Review: Not Medea
The woman within
“Please hug your children when you get home,” asks playwright Allison Gregory in Not Medea. The play, which tells the story of a woman and the intersection of myth and magic, recently opened at B Street Theatre and it’s both captivating and grimly funny.
Directed by Gretchen Corbett, this is a tour de force for actress Lori Prince in this not quite, but almost one-woman show. Prince adroitly slips back and forth between the role of the modern day Woman and the character of Medea, all the while revealing why she feels sympathetic toward the ancient enchantress.

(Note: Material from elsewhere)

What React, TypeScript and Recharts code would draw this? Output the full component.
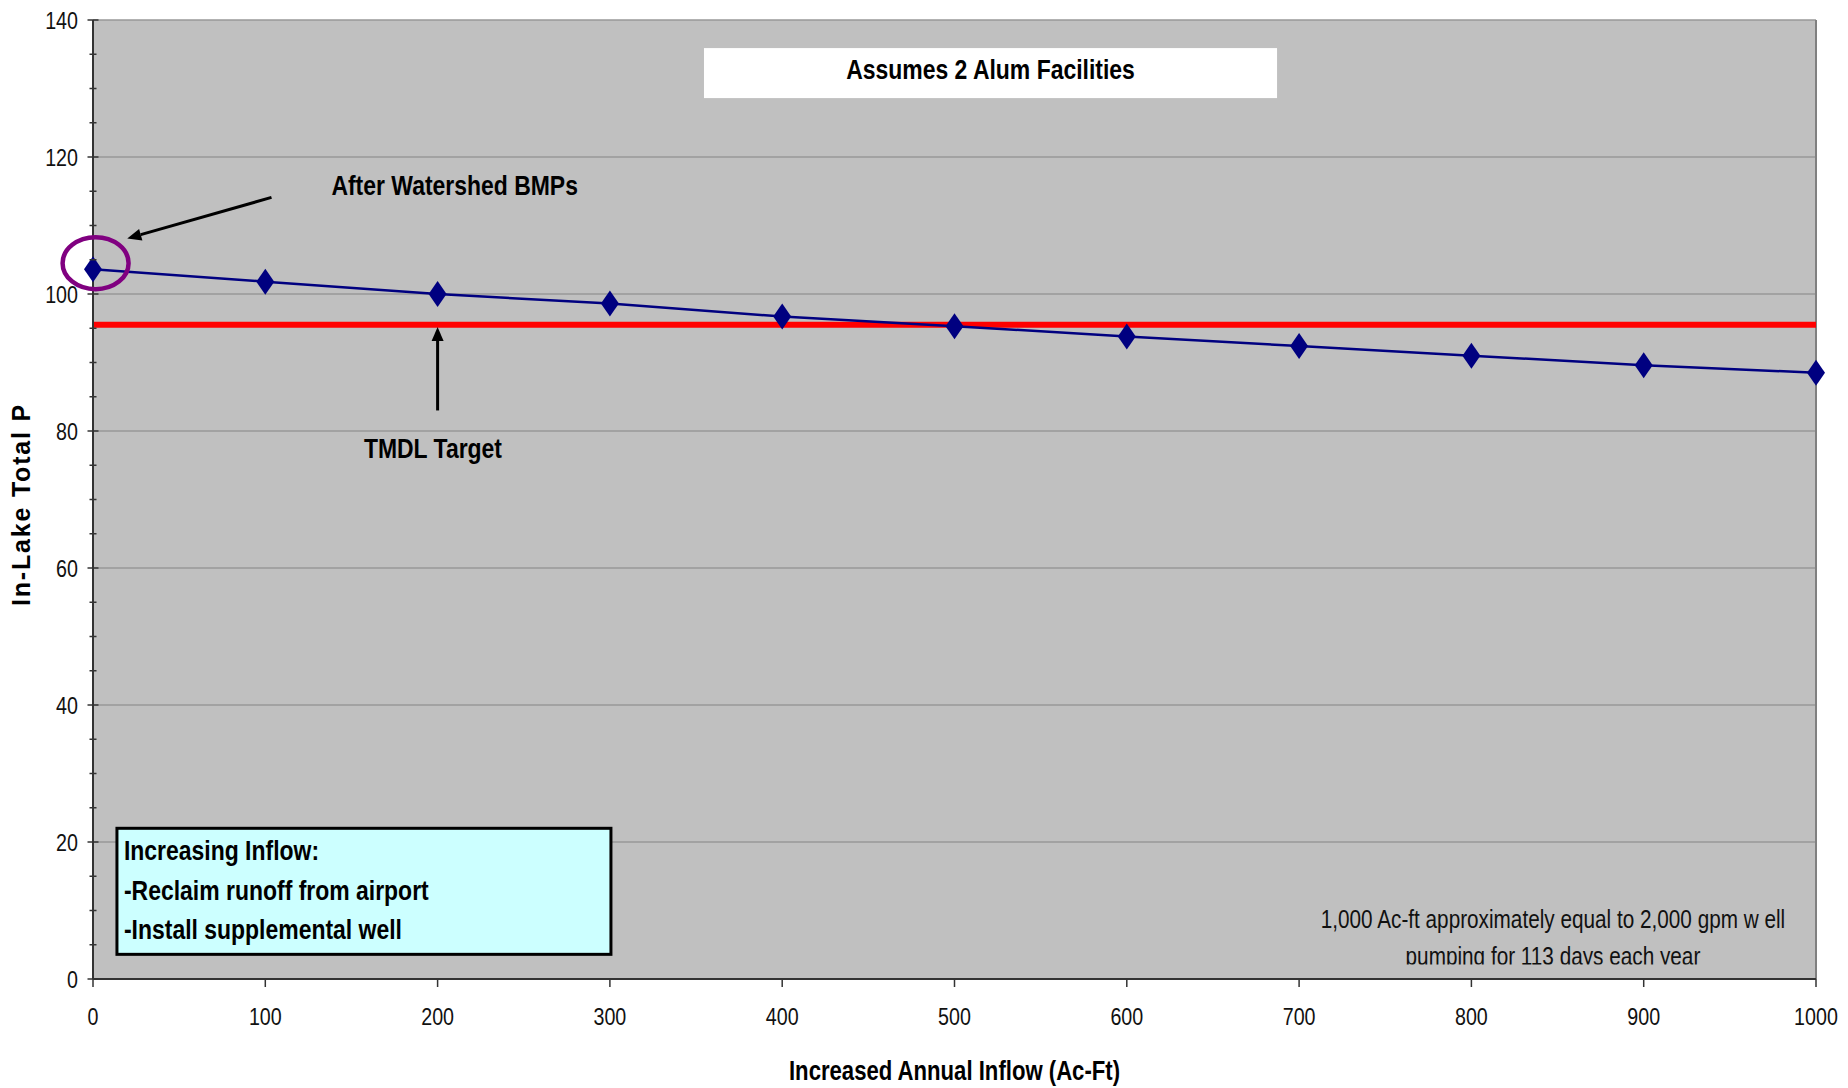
import React from 'react';
import {
  LineChart,
  Line,
  XAxis,
  YAxis,
  CartesianGrid,
  ReferenceLine,
  ReferenceDot,
  ReferenceArea,
  Label
} from 'recharts';

// increased annual inflow (ac-ft) vs in-lake total P
const inflow = [0, 100, 200, 300, 400, 500, 600, 700, 800, 900, 1000];
const totalP = [103.6, 101.8, 100.0, 98.6, 96.7, 95.3, 93.8, 92.4, 91.0, 89.6, 88.5];
const tmdlTarget = 95.5;

const xTicks = [0, 100, 200, 300, 400, 500, 600, 700, 800, 900, 1000];
const yMajorTicks = [0, 20, 40, 60, 80, 100, 120, 140];
const yAllTicks = [0, 5, 10, 15, 20, 25, 30, 35, 40, 45, 50, 55, 60, 65, 70, 75, 80, 85, 90, 95, 100, 105, 110, 115, 120, 125, 130, 135, 140];

const titleText = 'Assumes 2 Alum Facilities';
const bmpText = 'After Watershed BMPs';
const targetText = 'TMDL Target';
const infoLines = ['Increasing Inflow:', '-Reclaim runoff from airport', '-Install supplemental well'];
const noteLines = ['1,000 Ac-ft approximately equal to 2,000 gpm w ell', 'pumping for 113 days each year'];

const data = inflow.map((x, i) => ({ inflow: x, totalP: totalP[i] }));

const FONT = '"Liberation Sans", Arial, sans-serif';
const Y_TICK_GAP = 15;

// no Arial Narrow here, so squeeze Liberation Sans horizontally instead
function NText({ x, y, anchor = 'start', size, bold = false, fill = '#000', children }: any) {
  return (
    <text
      transform={`translate(${x},${y}) scale(0.82,1)`}
      x={0}
      y={0}
      dy="0.36em"
      textAnchor={anchor}
      fontSize={size}
      fontWeight={bold ? 'bold' : 'normal'}
      fontFamily={FONT}
      fill={fill}
    >
      {children}
    </text>
  );
}

function Diamond(props: any) {
  const { cx, cy } = props;
  if (cx == null || cy == null) return null;
  return (
    <polygon
      points={`${cx},${cy - 13} ${cx + 9},${cy} ${cx},${cy + 13} ${cx - 9},${cy}`}
      fill="#000080"
    />
  );
}

function YTick(props: any) {
  const { x, y, payload } = props;
  const ax = x + Y_TICK_GAP;
  const major = yMajorTicks.includes(payload.value);
  const len = major ? 5.5 : 3.5;
  return (
    <g>
      <line x1={ax - len} x2={ax + len} y1={y} y2={y} stroke="#333" strokeWidth={1.5} />
      {major && (
        <NText x={x} y={y} anchor="end" size={24} fill="#111">
          {payload.value}
        </NText>
      )}
    </g>
  );
}

function XTick(props: any) {
  const { x, y, payload } = props;
  return (
    <NText x={x} y={y + 7} anchor="middle" size={24} fill="#111">
      {payload.value}
    </NText>
  );
}

function Arrow(props: any) {
  const { x1, y1, x2, y2 } = props;
  const ang = Math.atan2(y2 - y1, x2 - x1);
  const c = Math.cos(ang);
  const s = Math.sin(ang);
  const bx = x2 - 14 * c;
  const by = y2 - 14 * s;
  return (
    <g>
      <line x1={x1} y1={y1} x2={bx} y2={by} stroke="#000" strokeWidth={3} />
      <polygon
        points={`${x2},${y2} ${bx - 6 * s},${by + 6 * c} ${bx + 6 * s},${by - 6 * c}`}
        fill="#000"
      />
    </g>
  );
}

function boldText(text: string) {
  return (props: any) => (
    <NText x={props.cx} y={props.cy} anchor="middle" size={28} bold>
      {text}
    </NText>
  );
}

function Ellipse(props: any) {
  return <ellipse cx={props.cx} cy={props.cy} rx={33} ry={26} fill="none" stroke="#800080" strokeWidth={4.5} />;
}

function TitleBox(props: any) {
  const { x, y, width, height } = props;
  return (
    <g>
      <rect x={x} y={y} width={width} height={height} fill="#fff" />
      <NText x={x + width / 2} y={y + height / 2 - 4} anchor="middle" size={28} bold>
        {titleText}
      </NText>
    </g>
  );
}

function InfoBox(props: any) {
  const { x, y, width, height } = props;
  return (
    <g>
      <rect x={x} y={y} width={width} height={height} fill="#CCFFFF" stroke="#000" strokeWidth={3} />
      {infoLines.map((t, i) => (
        <NText key={t} x={x + 7} y={y + 22 + i * 39.5} size={28} bold>
          {t}
        </NText>
      ))}
    </g>
  );
}

function NoteBox(props: any) {
  const { x, y, width, height } = props;
  return (
    <svg x={x} y={y} width={width} height={height} overflow="hidden">
      {noteLines.map((t, i) => (
        <NText key={t} x={width / 2 + 4} y={22 + i * 37} anchor="middle" size={25.3} fill="#111">
          {t}
        </NText>
      ))}
    </svg>
  );
}

function YTitle(props: any) {
  const { viewBox } = props;
  const cx = viewBox.x + 21;
  const cy = viewBox.y + viewBox.height / 2 + 5;
  return (
    <text
      x={cx}
      y={cy}
      dy="0.36em"
      textAnchor="middle"
      transform={`rotate(-90, ${cx}, ${cy})`}
      fontSize={25}
      fontWeight="bold"
      letterSpacing={1.8}
      fontFamily={FONT}
      fill="#000"
    >
      In-Lake Total P
    </text>
  );
}

function XTitle(props: any) {
  const { viewBox } = props;
  return (
    <NText x={viewBox.x + viewBox.width / 2} y={viewBox.y + 91} anchor="middle" size={27} bold>
      Increased Annual Inflow (Ac-Ft)
    </NText>
  );
}

export default function App() {
  return (
    <div style={{ position: 'absolute', left: 0, top: 0, background: '#fff' }}>
      <LineChart width={1848} height={1088} data={data} margin={{ top: 20, right: 32, bottom: 0, left: 0 }}>
        <CartesianGrid
          fill="#C0C0C0"
          stroke="#999"
          strokeWidth={1.5}
          vertical={false}
          horizontalValues={[20, 40, 60, 80, 100, 120, 140]}
        />
        <XAxis
          dataKey="inflow"
          type="number"
          domain={[0, 1000]}
          ticks={xTicks}
          interval={0}
          height={109}
          tickSize={8}
          tickMargin={22}
          axisLine={{ stroke: '#333', strokeWidth: 2 }}
          tickLine={{ stroke: '#333', strokeWidth: 1.5 }}
          tick={<XTick />}
        >
          <Label content={XTitle} />
        </XAxis>
        <YAxis
          type="number"
          domain={[0, 140]}
          ticks={yAllTicks}
          interval={0}
          width={93}
          tickSize={0}
          tickMargin={Y_TICK_GAP}
          tickLine={false}
          axisLine={{ stroke: '#333', strokeWidth: 2 }}
          tick={<YTick />}
        >
          <Label content={YTitle} />
        </YAxis>
        <ReferenceLine x={1000} stroke="#808080" strokeWidth={2} />
        <ReferenceLine y={tmdlTarget} stroke="#FF0000" strokeWidth={6} />
        <ReferenceArea x1={354.6} x2={687.2} y1={128.6} y2={135.9} shape={TitleBox} />
        <ReferenceArea x1={13.9} x2={300.6} y1={3.6} y2={22.0} shape={InfoBox} />
        <ReferenceArea x1={690} x2={1000} y1={2.1} y2={12} shape={NoteBox} />
        <ReferenceLine
          segment={[{ x: 103.6, y: 114.1 }, { x: 19.9, y: 108.1 }]}
          shape={Arrow}
        />
        <ReferenceLine
          segment={[{ x: 200, y: 83.0 }, { x: 200, y: 95.2 }]}
          shape={Arrow}
        />
        <ReferenceDot x={209.9} y={115.9} r={0} shape={boldText(bmpText)} />
        <ReferenceDot x={197.3} y={77.5} r={0} shape={boldText(targetText)} />
        <Line
          type="linear"
          dataKey="totalP"
          stroke="#000080"
          strokeWidth={2.5}
          dot={<Diamond />}
          activeDot={false}
          isAnimationActive={false}
        />
        <ReferenceDot x={1.5} y={104.5} r={0} shape={Ellipse} />
      </LineChart>
    </div>
  );
}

Woman has arrived at the theater in need of a break from mothering; here, she first interacts with the audience, and then, as she walks onto the stage, looking for a seat, she notices the Medea set and confesses that though the play does not end well, she can understand the choices Medea makes.
“Poor Medea wanted to end her personal pain. Yeah, don’t we all? So what? She was a monster.”
Here, Gregory has crafted an interesting plot device in which a woman straddles the modern and the ancient world, fully believable in each.
Throughout the play, Woman hints at her deep, dark secret and in the telling of the Medea story reveals more and more of her secret until at last, she confesses everything and is doubled over with the pain of her grief.
Deonna Bouye is the one-woman Greek chorus, while Ross Hellwig—tall, strong, and handsome—is Jason, for whom both Medea and Woman fall until his real nature is revealed, something that proves devastating to both women.
Not Medea is very funny, but also packs an emotional wallop.